Slavery has been a hot topic in cinema over the past 18 months, what with critical & commercial darlings in 12 years a slave and Django unchained bringing racial inequality into the public discourse. With this social sickness being given an unheralded amount of attention there could be no greater time for Masters of Cinema to unleash Samuel Fuller’s controversial and powerful drama – White Dog on the world.
Driving home late at night budding-actress Julie (Kristy McNichol) accidentally runs over a dog in the Hollywood Hills, a beautiful white German Sheppard. Understandably grief-stricken Julie takes the dog to the nearest vet. Putting out ads for the dog to no avail, she eventually claims the dog as her own. Most of the time the dog is the perfect placid companion, but one night an intruder attempts to rape Julie and it’s there that we see a glimpse into the true nature of this dog. Not only does the dog maul the attacker it also jumps straight through a window, clearly there’s something abnormal about this dog. It’s not until a later in a film shoot that the dog attacks an actor friend of Julie’s, a black woman. It’s clear that this dog is a White Dog – an attack dog bred to savage black men and women. Instead of having the dog killed, Julie seeks help, help that leads her to a man called Keys (Paul Winfield) – an animal trainer who tenaciously attempts to break white dogs of their sickness.

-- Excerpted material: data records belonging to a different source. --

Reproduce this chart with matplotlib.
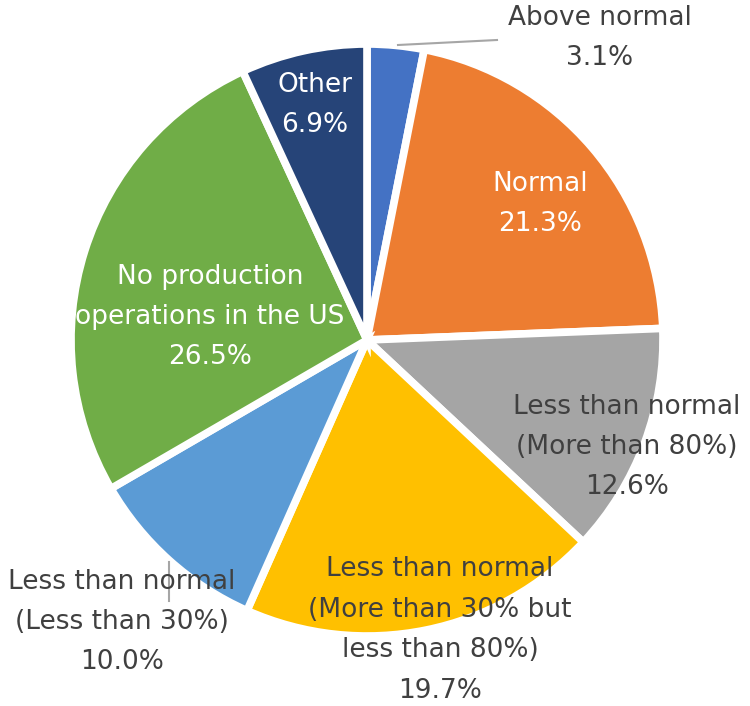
import matplotlib
matplotlib.use("Agg")
import matplotlib.pyplot as plt

labels = ["Above normal", "Normal", "Less than normal\n(More than 80%)",
          "Less than normal\n(More than 30% but\nless than 80%)",
          "Less than normal\n(Less than 30%)",
          "No production\noperations in the US", "Other"]
shares = [3.1, 21.3, 12.6, 19.7, 10.0, 26.5, 6.9]
colors = ["#4472C4", "#ED7D31", "#A5A5A5", "#FFC000", "#5B9BD5", "#70AD47", "#264478"]
text_colors = ["#404040", "white", "#404040", "#404040", "#404040", "white", "white"]

W, H = 750, 706
# label centres in pixel space (x, y from top)
label_pos = [(600, 38), (540, 204), (627, 447), (440, 630), (122, 622), (210, 317), (315, 105)]

fig = plt.figure(figsize=(W / 100, H / 100), dpi=100)
ax = fig.add_axes([0, 0, 1, 1])

cx, cy, r = 367, H - 340, 296
ax.pie(shares, colors=colors, startangle=90, counterclock=False,
       center=(cx, cy), radius=r, frame=True,
       wedgeprops=dict(edgecolor="white", linewidth=5.5))
ax.set_xlim(0, W)
ax.set_ylim(0, H)
ax.set_aspect("equal")
ax.axis("off")

for lab, val, (px, py), tc in zip(labels, shares, label_pos, text_colors):
    ax.text(px, H - py, f"{lab}\n{val:.1f}%", ha="center", va="center",
            fontsize=19, color=tc, linespacing=1.72, family="DejaVu Sans")

# leader lines
ax.plot([398, 497], [H - 45, H - 40], color="#A6A6A6", lw=1.5)
ax.plot([169, 169], [H - 562, H - 601], color="#A6A6A6", lw=1.5)

fig.savefig("out.png", dpi=100)
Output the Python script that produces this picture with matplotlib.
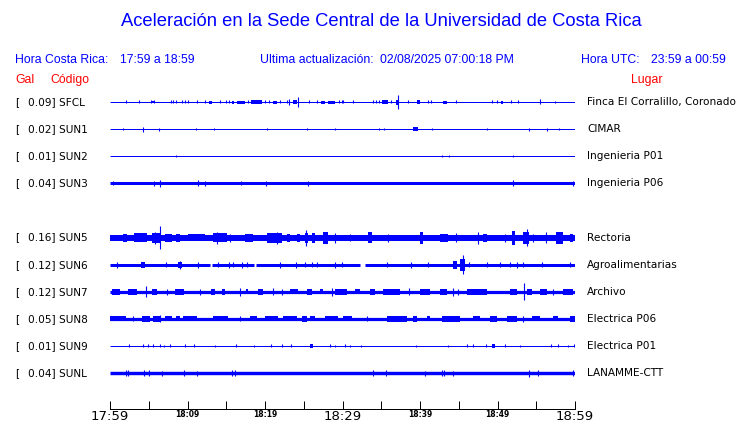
import numpy as np
import matplotlib
matplotlib.use("Agg")
import matplotlib.pyplot as plt

# station table
codes = ["SFCL", "SUN1", "SUN2", "SUN3", "SUN5", "SUN6", "SUN7", "SUN8", "SUN9", "SUNL"]
gal = ["0.09", "0.02", "0.01", "0.04", "0.16", "0.12", "0.12", "0.05", "0.01", "0.04"]
places = ["Finca El Corralillo, Coronado", "CIMAR", "Ingenieria P01", "Ingenieria P06",
          "Rectoria", "Agroalimentarias", "Archivo", "Electrica P06", "Electrica P01",
          "LANAMME-CTT"]
rows = [0, 1, 2, 3, 5, 6, 7, 8, 9, 10]

# background noise half-amplitude of each trace
base_amp = [0.5, 0.5, 0.5, 1.5, 3.0, 1.5, 1.6, 1.6, 0.5, 1.7]

# (minute, half-amplitude) spikes and (start, end, half-amplitude) bursts
spikes_sfcl = [(2.0, 1.5), (3.7, 1.5), (5.3, 1.5), (5.7, 1.5), (7.9, 1.5), (8.1, 1.5), (8.5, 1.5),
               (9.3, 1.5), (9.7, 1.5), (10.1, 1.5), (11.2, 1.5), (12.3, 1.5), (14.2, 1.5),
               (15.0, 1.5), (15.4, 1.5), (17.8, 1.5), (20.0, 1.5), (20.5, 1.5), (21.9, 1.5),
               (22.8, 1.5), (23.1, 3.3), (24.3, 5.0), (25.7, 1.5), (26.7, 1.5), (29.5, 1.5),
               (29.9, 1.5), (30.0, 1.5), (31.3, 1.5), (33.9, 1.5), (34.3, 1.5), (34.7, 1.5),
               (36.3, 1.5), (37.1, 6.7), (38.5, 1.5), (41.0, 1.5), (41.4, 1.5), (44.6, 1.5),
               (49.3, 1.5), (49.9, 1.5), (51.7, 1.5), (52.6, 1.5), (55.5, 2.5), (57.4, 1.2)]
bursts_sfcl = [(5.3, 5.7, 1.2), (12.8, 13.2, 1.5), (15.7, 16.0, 1.5), (16.4, 17.4, 1.5),
               (18.2, 19.6, 2.0), (21.0, 21.5, 1.5), (23.6, 24.1, 1.8), (27.2, 27.7, 1.5),
               (28.1, 29.0, 1.5), (35.1, 35.9, 2.2), (36.9, 37.3, 2.5), (39.6, 40.0, 2.0),
               (43.0, 43.5, 1.5), (50.5, 50.7, 1.5)]

spikes_sun1 = [(1.7, 1.2), (4.2, 2.5), (6.3, 1.5), (11.1, 1.2), (13.4, 1.2), (20.3, 1.2),
               (25.4, 1.2), (29.0, 1.2), (34.7, 1.2), (35.4, 1.2), (41.5, 1.2), (48.6, 1.2),
               (54.1, 1.5), (56.4, 1.5), (57.9, 1.2)]
bursts_sun1 = [(39.1, 39.7, 2.0)]

spikes_sun2 = [(8.5, 1.2), (42.8, 1.2), (43.7, 1.2), (52.0, 1.2)]
bursts_sun2 = []

spikes_sun3 = [(0.4, 2.0), (5.7, 2.5), (6.4, 3.7), (11.4, 3.0), (12.3, 2.5), (16.9, 2.2),
               (20.1, 2.7), (25.5, 2.7), (52.0, 3.0), (59.7, 2.5)]
bursts_sun3 = []

spikes_sun5 = [(5.8, 6.0), (6.4, 11.7), (13.8, 6.0), (15.5, 4.0), (21.5, 6.0), (25.3, 8.0),
               (29.0, 5.0), (31.0, 3.5), (35.9, 4.0), (44.7, 4.5), (47.5, 6.0), (51.0, 4.0),
               (53.8, 8.8), (54.6, 4.0), (56.2, 5.5)]
bursts_sun5 = [(1.7, 2.2, 4.0), (3.1, 4.8, 4.5), (5.4, 6.5, 5.0), (7.1, 8.0, 4.0), (8.5, 9.0, 4.0),
               (10.1, 12.3, 3.8), (13.3, 15.1, 4.5), (17.4, 18.5, 4.0), (20.3, 22.2, 5.0),
               (22.8, 23.2, 4.0), (24.1, 24.5, 4.0), (25.1, 25.5, 5.0), (26.1, 26.5, 5.0),
               (27.5, 28.1, 6.0), (33.3, 33.8, 5.5), (40.0, 40.4, 6.0), (42.6, 43.6, 4.0),
               (48.1, 48.6, 4.0), (51.9, 52.3, 7.0), (53.3, 54.1, 6.0), (57.5, 58.5, 6.0),
               (59.4, 59.7, 4.0)]

spikes_sun6 = [(0.9, 3.0), (7.2, 2.5), (9.0, 4.0), (11.4, 3.0), (13.9, 2.5), (15.4, 3.0),
               (15.9, 2.5), (17.0, 3.0), (17.7, 2.5), (21.9, 3.0), (24.0, 3.0), (25.2, 2.5),
               (26.0, 2.5), (26.7, 2.5), (29.0, 3.0), (29.9, 2.5), (35.7, 2.5), (38.8, 3.0),
               (41.0, 2.5), (45.5, 9.7), (46.3, 2.5), (48.6, 2.5), (50.3, 2.5), (51.6, 2.5),
               (52.5, 3.0), (53.3, 2.5), (55.7, 2.5), (59.4, 2.5)]
bursts_sun6 = [(4.0, 4.5, 3.0), (8.8, 9.3, 3.0), (44.3, 44.8, 4.0), (45.2, 45.8, 6.0)]
gaps_sun6 = [(12.9, 13.1), (18.6, 18.8), (32.3, 32.9)]

spikes_sun7 = [(4.7, 5.5), (7.3, 3.0), (11.6, 3.0), (16.8, 4.0), (21.0, 3.5), (22.2, 3.0),
               (28.6, 4.0), (38.6, 3.5), (44.3, 4.0), (44.9, 3.0), (53.4, 8.3), (57.2, 3.0)]
bursts_sun7 = [(0.3, 1.3, 3.0), (2.3, 3.5, 3.0), (5.4, 6.1, 3.0), (8.4, 9.5, 3.0),
               (13.0, 13.5, 3.0), (14.5, 14.8, 3.0), (17.5, 17.8, 2.5), (19.1, 19.7, 3.0),
               (23.2, 24.3, 2.5), (25.4, 26.1, 3.0), (27.1, 27.5, 2.5), (29.0, 30.6, 3.0),
               (31.6, 32.3, 2.5), (33.5, 34.2, 3.0), (35.2, 37.4, 3.0), (40.0, 41.3, 3.0),
               (42.6, 43.5, 3.0), (46.1, 48.6, 3.0), (51.6, 52.5, 3.0), (53.8, 54.4, 3.0),
               (55.5, 56.4, 3.0), (58.5, 59.7, 3.0)]

spikes_sun8 = [(3.0, 2.5), (6.5, 3.5), (16.8, 2.5), (33.1, 2.5), (53.3, 3.0)]
bursts_sun8 = [(0.0, 2.0, 2.5), (4.1, 5.2, 3.0), (5.6, 6.5, 3.0), (7.1, 8.0, 2.5),
               (8.5, 9.0, 2.5), (9.4, 11.2, 2.5), (13.3, 15.2, 2.5), (18.1, 19.0, 2.5),
               (20.0, 21.7, 2.5), (22.3, 24.1, 2.5), (24.8, 25.4, 3.0), (25.8, 26.5, 2.5),
               (27.7, 29.4, 2.5), (30.1, 31.2, 2.5), (35.7, 38.3, 3.0), (39.1, 39.6, 3.0),
               (40.9, 41.3, 2.5), (42.9, 45.2, 3.0), (46.8, 47.7, 2.5), (49.0, 49.9, 3.0),
               (51.2, 52.5, 3.0), (54.4, 55.5, 2.5), (57.2, 57.8, 2.5), (59.4, 60.0, 3.0)]

spikes_sun9 = [(2.5, 1.5), (4.2, 1.5), (4.9, 1.5), (5.5, 1.5), (6.4, 1.5), (7.0, 1.2),
               (7.7, 1.5), (9.7, 1.5), (10.8, 1.5), (13.5, 1.2), (16.3, 1.5), (18.6, 1.2),
               (20.8, 1.5), (22.2, 1.5), (23.4, 1.5), (28.4, 1.5), (29.0, 1.2), (30.3, 1.5),
               (31.0, 1.2), (32.4, 1.2), (39.5, 1.2), (43.6, 1.2), (46.1, 1.5), (46.9, 1.5),
               (48.5, 1.5), (51.0, 1.5), (52.9, 1.2), (56.9, 1.5), (57.8, 1.5), (59.1, 1.2),
               (59.9, 1.5)]
bursts_sun9 = [(25.8, 26.2, 1.8), (49.3, 49.7, 2.0)]

spikes_sunl = [(2.1, 3.0), (2.3, 3.0), (4.4, 3.0), (5.0, 3.0), (6.7, 2.5), (9.6, 3.0),
               (11.2, 2.5), (15.7, 3.0), (16.1, 3.0), (33.9, 3.0), (35.6, 3.0), (40.6, 2.5),
               (42.8, 3.0), (43.1, 3.0), (44.3, 2.5), (54.1, 3.5), (55.2, 3.0), (59.8, 3.0)]
bursts_sunl = []

spikes = [spikes_sfcl, spikes_sun1, spikes_sun2, spikes_sun3, spikes_sun5,
          spikes_sun6, spikes_sun7, spikes_sun8, spikes_sun9, spikes_sunl]
bursts = [bursts_sfcl, bursts_sun1, bursts_sun2, bursts_sun3, bursts_sun5,
          bursts_sun6, bursts_sun7, bursts_sun8, bursts_sun9, bursts_sunl]
gaps = {5: gaps_sun6}

tick_minutes = list(range(0, 61, 5))
tick_text = {0: "17:59", 10: "18:09", 20: "18:19", 30: "18:29",
             40: "18:39", 50: "18:49", 60: "18:59"}
big_ticks = [0, 30, 60]

BLUE = "#0000ff"
W, H = 740, 423
px = 72 / 100  # points per pixel

fig = plt.figure(figsize=(W / 100, H / 100), dpi=100)
fig.patch.set_facecolor("white")

# traces axis, y in pixel rows
ax = fig.add_axes([110 / W, 1 - 409 / H, 465 / W, (409 - 88) / H])
ax.set_xlim(0, 60)
ax.set_ylim(409, 88)
for s in ["top", "left", "right"]:
    ax.spines[s].set_visible(False)
ax.spines["bottom"].set_linewidth(1.0 * px)
ax.set_yticks([])

row_y = lambda r: 102 + 27.1 * r

for i, code in enumerate(codes):
    y = row_y(rows[i])
    b = base_amp[i]
    # base line, split around gaps
    segs = [0.0]
    for g0, g1 in gaps.get(i, []):
        segs += [g0, g1]
    segs.append(60.0)
    for k in range(0, len(segs), 2):
        ax.hlines(y, segs[k], segs[k + 1], color=BLUE, linewidth=max(2 * b, 1.0) * px,
                  capstyle="butt")
    for m0, m1, a in bursts[i]:
        ax.fill_between([m0, m1], y - a, y + a, color=BLUE, linewidth=0)
    for m, a in spikes[i]:
        ax.vlines(m, y - a, y + a, color=BLUE, linewidth=1.1 * px)

    fig.text(15 / W, 1 - y / H, "[", fontsize=7.6, color="black", va="center",
             family="DejaVu Sans")
    fig.text(27.5 / W, 1 - y / H, gal[i] + "] " + code, fontsize=7.6, color="black",
             va="center", family="DejaVu Sans")
    fig.text(587 / W, 1 - y / H, places[i], fontsize=7.6, color="black", va="center",
             family="DejaVu Sans")

ax.set_xticks(tick_minutes)
ax.set_xticklabels([tick_text.get(t, "") for t in tick_minutes])
ax.tick_params(axis="x", direction="in", length=8 * px, width=1.0 * px, pad=0.5, colors="black")
for t, lab in zip(tick_minutes, ax.get_xticklabels()):
    if t in big_ticks:
        lab.set_fontsize(9.5)
    else:
        lab.set_fontsize(5.5)
        lab.set_fontweight("bold")

# header
hfont = "Liberation Sans"
fig.text(381 / W, 1 - 22 / H, "Aceleración en la Sede Central de la Universidad de Costa Rica",
         fontsize=13.2, color=BLUE, ha="center", va="center", family=hfont)
yi = 1 - 60 / H
header_bits = [(15, "Hora Costa Rica:"), (120, "17:59 a 18:59"),
               (260, "Ultima actualización:"), (380, "02/08/2025 07:00:18 PM"),
               (581, "Hora UTC:"), (651, "23:59 a 00:59")]
for x0, s in header_bits:
    fig.text(x0 / W, yi, s, fontsize=8.8, color=BLUE, va="center", family=hfont)
yr = 1 - 80 / H
for x0, s in [(15, "Gal"), (50, "Código"), (631, "Lugar")]:
    fig.text(x0 / W, yr, s, fontsize=8.8, color="red", va="center", family=hfont)

fig.savefig("out.png", dpi=100, facecolor="white")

The 1980s is not a decade short on its cinematic controversies, after all, that was the decade of the ‘video nasty’. Nonetheless, White Dog counts as one of the most controversial American films of the decade. Many of the aforementioned video nasties appear quaint compared to the contemporary extremes of horror, whereas the power of White Dog remains. Few films have gone for the jugular of racism as directly as Samuel Fuller did in this 1982 film (based on the Romain Gary book ‘Chien Blanc’). It certainly isn’t subtle, even so, Curtis Hanson’s script could have been one sodden with soapbox moments but it isn’t. The scriptwriters only oversight is a boyfriend character who has no place in the story other than to give Kristy McNichol more to do.
Even before we know the horrid past the dog experienced, the film has one stand out moment that needs attention called to. Early on when wandering a dog pound, Julie happens upon a dog being incinerated. This small moment informs her faith in the dog in spite of its indefensible actions. Not only is this an unforgettable character moment, but this is also a by-product of the film’s politics and while racism is the major bone, the treatment of stray dogs is also shown concern.
An intense film at the best of times, White Dog is at its most powerful in the sequence where Keys is training the dog with a full-body protective suit. This is a man who trains wildcats and he’s struggling with an animal that’s traditionally a domesticated pet. As for the sequences where he takes off parts of his protective suit, well, there are no words. Given the context of who Keys is these training sequences shouldn’t work. After all, how can a man who trains Lions and Elephants every day be psychically beaten doing the same with a German Shepard?
The camera is a work of contrasts, in the scenes before the dog reveals its bloodthirst when the dog is just walking through Julie’s house the camera tracks him as John Carpenter did in Halloween. Quietly observing this dog meekly stalk is prey is striking when his blood lust rises this same camera work becomes terrifying. There’s a degree of complicity at play, Fuller wants you to see the grizzly consequences of this firebrand racism. There is no relent. From the slow camera movement to the explosion of energy when the dog finds its victim, White Dog is difficult to watch. Whether one is introduced to the violence or left to the draw conclusions from the dog’s bloody fur, Fuller knows exactly what to show.
White Dog is elevated to a timeless rallying call against institutional racism by Paul Winfield. His performance is psychical and impassioned, there’s a fierce determination in his eyes that makes you believe in his ability to succeed even when the dog has literal blood on its paws. When the dog attacks most would have it put down, that alone is a profound testament to his presence – there isn’t one moment in which you believe he’ll fail. He represents a fight against racism that [also] will never let up until the state of affairs, no matter how bleak, changes for the better. In its film making method, it may well be a product of its time, beyond that, however, White Dog is a film with a message and an incredibly intense one to boot that is unlikely to be anything less than frightening relevant.